++++ RECORDS
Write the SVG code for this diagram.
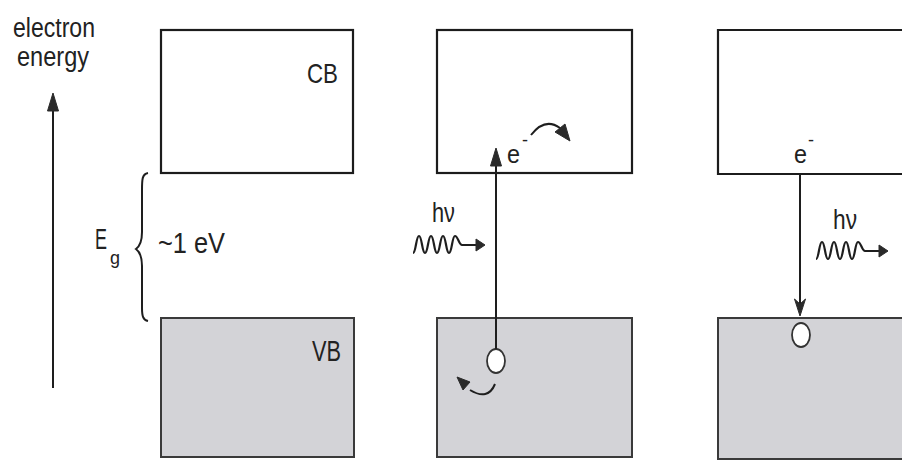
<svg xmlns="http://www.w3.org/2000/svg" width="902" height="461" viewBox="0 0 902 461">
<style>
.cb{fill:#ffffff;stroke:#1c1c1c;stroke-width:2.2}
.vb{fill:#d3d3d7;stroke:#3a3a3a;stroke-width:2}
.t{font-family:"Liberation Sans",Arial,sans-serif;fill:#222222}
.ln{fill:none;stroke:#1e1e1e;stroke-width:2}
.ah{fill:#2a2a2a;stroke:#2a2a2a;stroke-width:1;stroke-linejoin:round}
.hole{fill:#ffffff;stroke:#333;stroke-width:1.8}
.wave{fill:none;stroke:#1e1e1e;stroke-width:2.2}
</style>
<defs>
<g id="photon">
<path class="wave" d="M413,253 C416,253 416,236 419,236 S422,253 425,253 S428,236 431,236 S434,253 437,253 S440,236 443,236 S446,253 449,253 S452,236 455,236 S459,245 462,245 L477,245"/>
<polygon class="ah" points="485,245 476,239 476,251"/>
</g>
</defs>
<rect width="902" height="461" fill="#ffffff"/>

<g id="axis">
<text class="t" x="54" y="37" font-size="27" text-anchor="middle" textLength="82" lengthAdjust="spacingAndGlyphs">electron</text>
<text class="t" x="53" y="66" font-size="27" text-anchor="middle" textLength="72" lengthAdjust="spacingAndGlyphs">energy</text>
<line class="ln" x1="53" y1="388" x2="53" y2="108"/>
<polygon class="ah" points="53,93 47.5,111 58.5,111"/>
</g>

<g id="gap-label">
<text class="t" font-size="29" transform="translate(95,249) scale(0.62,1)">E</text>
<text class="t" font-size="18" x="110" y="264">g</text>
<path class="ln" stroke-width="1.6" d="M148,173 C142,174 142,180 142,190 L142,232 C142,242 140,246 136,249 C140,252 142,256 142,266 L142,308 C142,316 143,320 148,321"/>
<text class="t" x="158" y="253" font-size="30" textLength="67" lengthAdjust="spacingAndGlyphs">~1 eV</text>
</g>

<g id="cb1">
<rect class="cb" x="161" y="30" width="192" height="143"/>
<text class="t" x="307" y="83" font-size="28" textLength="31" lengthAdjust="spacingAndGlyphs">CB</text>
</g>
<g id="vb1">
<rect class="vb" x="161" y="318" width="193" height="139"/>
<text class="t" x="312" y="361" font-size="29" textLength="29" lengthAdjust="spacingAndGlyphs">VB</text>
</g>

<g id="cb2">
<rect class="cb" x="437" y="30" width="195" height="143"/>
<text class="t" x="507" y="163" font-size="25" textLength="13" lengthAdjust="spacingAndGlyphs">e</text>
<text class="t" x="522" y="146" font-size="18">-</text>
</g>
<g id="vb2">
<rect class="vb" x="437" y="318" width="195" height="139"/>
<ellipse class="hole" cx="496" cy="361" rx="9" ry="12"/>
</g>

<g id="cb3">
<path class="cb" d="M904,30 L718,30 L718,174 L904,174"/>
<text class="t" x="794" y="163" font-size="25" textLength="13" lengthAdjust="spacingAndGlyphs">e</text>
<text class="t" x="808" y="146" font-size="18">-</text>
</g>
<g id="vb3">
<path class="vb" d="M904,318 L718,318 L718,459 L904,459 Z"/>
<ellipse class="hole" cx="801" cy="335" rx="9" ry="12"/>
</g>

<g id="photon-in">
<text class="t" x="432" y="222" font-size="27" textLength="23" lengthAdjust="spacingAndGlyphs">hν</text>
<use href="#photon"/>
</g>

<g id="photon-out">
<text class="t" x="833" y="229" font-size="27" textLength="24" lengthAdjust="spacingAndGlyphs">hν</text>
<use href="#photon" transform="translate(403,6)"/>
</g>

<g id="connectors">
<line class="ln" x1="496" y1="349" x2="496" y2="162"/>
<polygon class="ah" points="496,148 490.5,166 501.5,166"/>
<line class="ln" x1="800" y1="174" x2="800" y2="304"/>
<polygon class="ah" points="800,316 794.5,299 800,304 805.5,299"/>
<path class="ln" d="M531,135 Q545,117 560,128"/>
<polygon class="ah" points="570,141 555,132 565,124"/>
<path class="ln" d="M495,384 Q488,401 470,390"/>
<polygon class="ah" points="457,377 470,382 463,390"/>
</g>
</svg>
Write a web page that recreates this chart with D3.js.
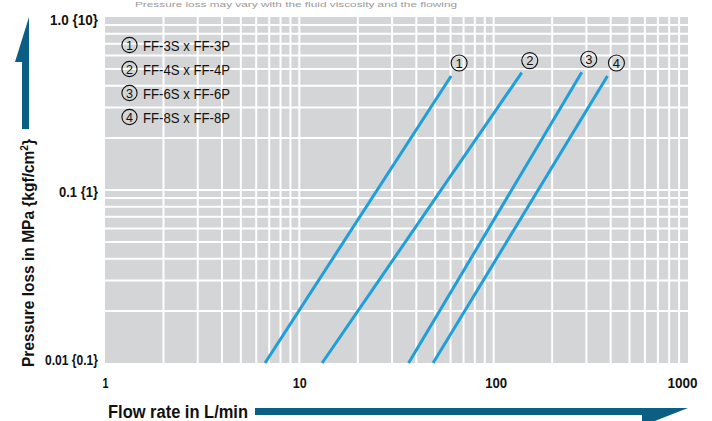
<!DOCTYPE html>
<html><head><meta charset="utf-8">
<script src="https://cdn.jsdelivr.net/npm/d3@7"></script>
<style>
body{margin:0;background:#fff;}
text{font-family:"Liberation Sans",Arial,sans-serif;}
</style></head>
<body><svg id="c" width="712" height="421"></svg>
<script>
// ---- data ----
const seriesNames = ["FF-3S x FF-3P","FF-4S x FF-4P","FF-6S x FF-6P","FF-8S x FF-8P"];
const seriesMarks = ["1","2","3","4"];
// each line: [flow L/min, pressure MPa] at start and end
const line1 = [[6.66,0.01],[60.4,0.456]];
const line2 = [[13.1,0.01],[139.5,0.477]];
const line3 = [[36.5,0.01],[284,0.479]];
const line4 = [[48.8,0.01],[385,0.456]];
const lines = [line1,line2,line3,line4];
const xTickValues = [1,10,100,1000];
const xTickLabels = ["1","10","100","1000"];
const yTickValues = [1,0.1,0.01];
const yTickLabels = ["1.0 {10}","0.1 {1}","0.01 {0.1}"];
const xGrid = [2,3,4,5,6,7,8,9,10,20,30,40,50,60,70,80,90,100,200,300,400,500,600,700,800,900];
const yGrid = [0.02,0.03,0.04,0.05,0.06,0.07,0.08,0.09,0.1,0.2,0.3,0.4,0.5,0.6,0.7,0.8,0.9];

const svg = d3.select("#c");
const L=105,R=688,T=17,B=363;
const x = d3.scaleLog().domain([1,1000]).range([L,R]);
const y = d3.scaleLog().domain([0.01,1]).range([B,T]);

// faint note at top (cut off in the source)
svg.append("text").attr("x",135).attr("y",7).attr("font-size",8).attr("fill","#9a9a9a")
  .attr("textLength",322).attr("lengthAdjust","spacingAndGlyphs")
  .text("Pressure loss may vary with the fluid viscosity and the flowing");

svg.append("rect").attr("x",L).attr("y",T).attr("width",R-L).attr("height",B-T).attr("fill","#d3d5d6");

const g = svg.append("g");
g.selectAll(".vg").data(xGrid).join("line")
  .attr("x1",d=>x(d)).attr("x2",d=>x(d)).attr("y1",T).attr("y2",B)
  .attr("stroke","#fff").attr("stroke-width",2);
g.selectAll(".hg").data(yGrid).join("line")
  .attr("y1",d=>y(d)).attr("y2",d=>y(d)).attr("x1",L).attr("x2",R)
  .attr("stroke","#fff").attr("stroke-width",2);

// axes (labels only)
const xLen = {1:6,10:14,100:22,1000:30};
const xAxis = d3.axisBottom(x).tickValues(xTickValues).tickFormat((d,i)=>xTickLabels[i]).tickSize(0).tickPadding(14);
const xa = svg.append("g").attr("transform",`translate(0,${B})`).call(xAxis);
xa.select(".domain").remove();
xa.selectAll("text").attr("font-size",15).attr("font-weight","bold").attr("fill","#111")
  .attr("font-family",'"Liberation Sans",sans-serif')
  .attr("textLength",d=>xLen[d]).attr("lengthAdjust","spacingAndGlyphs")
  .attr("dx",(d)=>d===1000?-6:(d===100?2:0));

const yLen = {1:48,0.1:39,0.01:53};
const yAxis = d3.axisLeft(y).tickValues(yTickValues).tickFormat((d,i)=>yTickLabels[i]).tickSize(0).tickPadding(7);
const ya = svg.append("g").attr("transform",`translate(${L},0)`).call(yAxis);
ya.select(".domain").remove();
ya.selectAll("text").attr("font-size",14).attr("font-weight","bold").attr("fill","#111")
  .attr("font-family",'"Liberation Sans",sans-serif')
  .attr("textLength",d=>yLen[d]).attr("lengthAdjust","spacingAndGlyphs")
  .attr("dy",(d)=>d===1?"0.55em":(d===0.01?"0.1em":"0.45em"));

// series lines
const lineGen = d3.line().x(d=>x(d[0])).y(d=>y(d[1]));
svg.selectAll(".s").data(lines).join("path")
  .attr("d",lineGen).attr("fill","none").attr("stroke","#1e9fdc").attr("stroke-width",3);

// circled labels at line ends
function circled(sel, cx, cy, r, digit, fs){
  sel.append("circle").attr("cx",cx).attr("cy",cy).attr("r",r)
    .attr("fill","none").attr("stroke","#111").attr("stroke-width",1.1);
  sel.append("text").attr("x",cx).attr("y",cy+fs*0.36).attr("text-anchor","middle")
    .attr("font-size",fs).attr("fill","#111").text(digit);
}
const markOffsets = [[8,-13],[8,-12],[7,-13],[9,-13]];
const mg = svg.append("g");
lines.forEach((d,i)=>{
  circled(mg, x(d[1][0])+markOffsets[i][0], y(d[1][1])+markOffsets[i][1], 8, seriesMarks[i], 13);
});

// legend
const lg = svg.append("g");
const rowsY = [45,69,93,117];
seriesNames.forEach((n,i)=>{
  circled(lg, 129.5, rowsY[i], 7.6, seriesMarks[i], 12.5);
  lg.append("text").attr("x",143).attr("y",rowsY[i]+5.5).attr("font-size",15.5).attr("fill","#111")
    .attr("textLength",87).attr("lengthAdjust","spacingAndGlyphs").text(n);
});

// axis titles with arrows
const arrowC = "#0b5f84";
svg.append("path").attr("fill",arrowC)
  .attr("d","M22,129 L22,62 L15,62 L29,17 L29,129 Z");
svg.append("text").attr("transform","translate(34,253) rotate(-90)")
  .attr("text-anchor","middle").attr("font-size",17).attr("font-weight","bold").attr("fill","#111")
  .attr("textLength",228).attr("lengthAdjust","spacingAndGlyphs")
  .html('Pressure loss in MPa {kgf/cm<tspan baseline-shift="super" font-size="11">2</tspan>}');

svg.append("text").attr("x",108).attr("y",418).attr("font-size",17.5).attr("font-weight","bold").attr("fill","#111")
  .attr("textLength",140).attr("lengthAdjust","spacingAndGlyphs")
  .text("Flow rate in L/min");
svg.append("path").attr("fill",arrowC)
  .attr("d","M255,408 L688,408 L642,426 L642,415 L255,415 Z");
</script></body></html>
++++++++
++++ RECORDS
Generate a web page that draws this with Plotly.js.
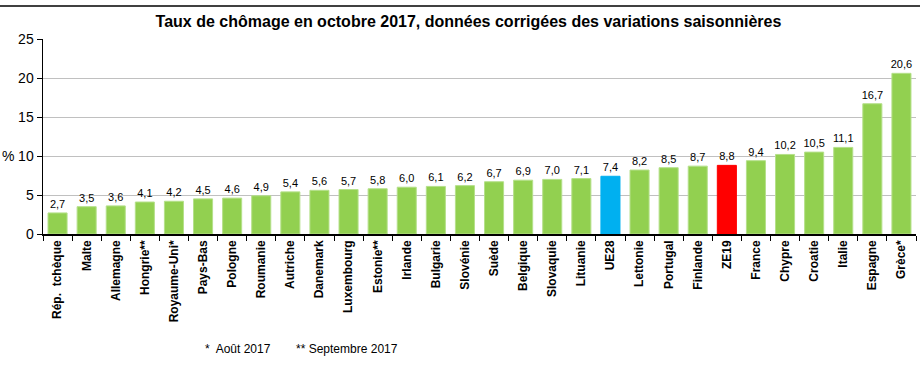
++++++++
++++ RECORDS
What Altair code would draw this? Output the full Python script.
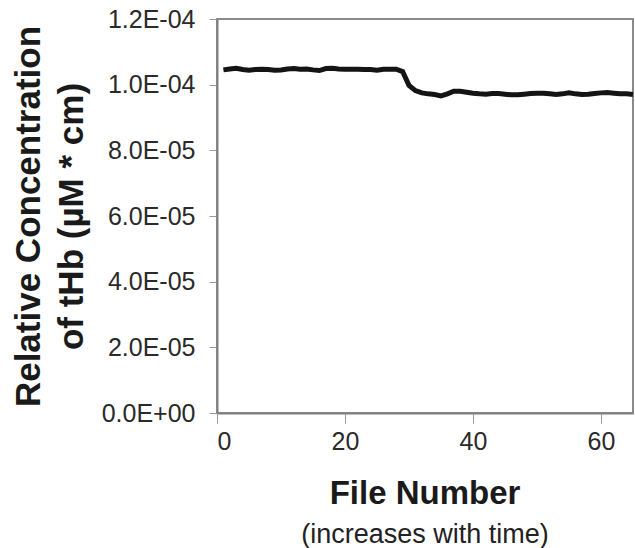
++++++++
▶ _WHAT YOU WILL DO_
Copy nothing but the lines above from the one with "Write a web" to the one with "const y = d3.scaleLog().domain([0.01,1]).range([B,T]);", inclusive, word for word. Leave every picture out.

▶ _EXERCISE RESULT_
Write a web page that recreates this chart with D3.js.
<!DOCTYPE html>
<html><head><meta charset="utf-8">
<script src="https://cdn.jsdelivr.net/npm/d3@7"></script>
<style>
body{margin:0;background:#fff;}
text{font-family:"Liberation Sans",Arial,sans-serif;}
</style></head>
<body><svg id="c" width="712" height="421"></svg>
<script>
// ---- data ----
const seriesNames = ["FF-3S x FF-3P","FF-4S x FF-4P","FF-6S x FF-6P","FF-8S x FF-8P"];
const seriesMarks = ["1","2","3","4"];
// each line: [flow L/min, pressure MPa] at start and end
const line1 = [[6.66,0.01],[60.4,0.456]];
const line2 = [[13.1,0.01],[139.5,0.477]];
const line3 = [[36.5,0.01],[284,0.479]];
const line4 = [[48.8,0.01],[385,0.456]];
const lines = [line1,line2,line3,line4];
const xTickValues = [1,10,100,1000];
const xTickLabels = ["1","10","100","1000"];
const yTickValues = [1,0.1,0.01];
const yTickLabels = ["1.0 {10}","0.1 {1}","0.01 {0.1}"];
const xGrid = [2,3,4,5,6,7,8,9,10,20,30,40,50,60,70,80,90,100,200,300,400,500,600,700,800,900];
const yGrid = [0.02,0.03,0.04,0.05,0.06,0.07,0.08,0.09,0.1,0.2,0.3,0.4,0.5,0.6,0.7,0.8,0.9];

const svg = d3.select("#c");
const L=105,R=688,T=17,B=363;
const x = d3.scaleLog().domain([1,1000]).range([L,R]);
const y = d3.scaleLog().domain([0.01,1]).range([B,T]);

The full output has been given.